El acto de escribir, como en los dos libros anteriores, tiene un valor fundamental dentro del libro. Al hablar de La tierra del tiempo perdido ya hice referencia a la escritura salvadora, puesta de manifiesto por Luis Landero en Entrelíneas: El cuento o la vida al hablar de Las mil y una noches. En este caso no es un pirata el que decide salvar la vida de Miguel, pero igualmente se ve obligado a escribir su testimonio de los hechos vividos para demostrar su inocencia. De esta manera, Las lágrimas del sol se plantea como una especie de confesión o declaración exculpatoria, un evidente guiño al Lazarillo de Tormes. La importancia de la escritura reside en su carácter de fijar para siempre la contingencia de los hechos que pasan y se olvidan, como si todo muriera menos lo que queda por escrito.

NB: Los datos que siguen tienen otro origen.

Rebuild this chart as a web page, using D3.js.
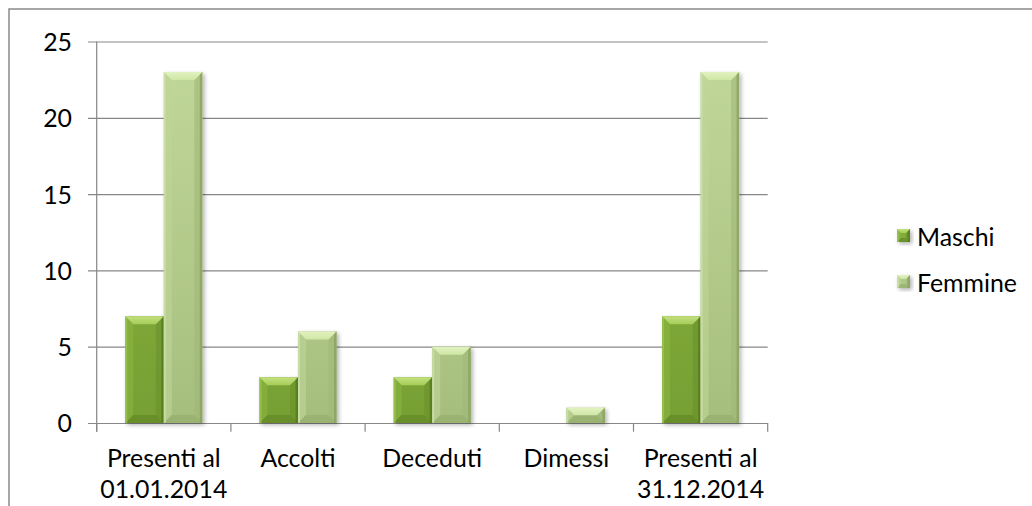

La escritura es necesaria, no sólo para que el propio Miguel viva, congelado como personaje eternamente en las páginas de Merino, sino para que el testimonio de su época, que en el fondo lo es de todas las épocas, se mantenga siempre vivo en la memoria de los hombres, quizá con la esperanza de que en un futuro el hombre haga las cosas mejor. En palabras de Miguel, «los sucesos se van perdiendo conforme los hombres los viven, pero cuando se conservan por escrito su memoria veraz, adquieren un vigor nuevo y, carentes ya de sangre y de pasiones, se hacen, sin embargo, imperedeceros».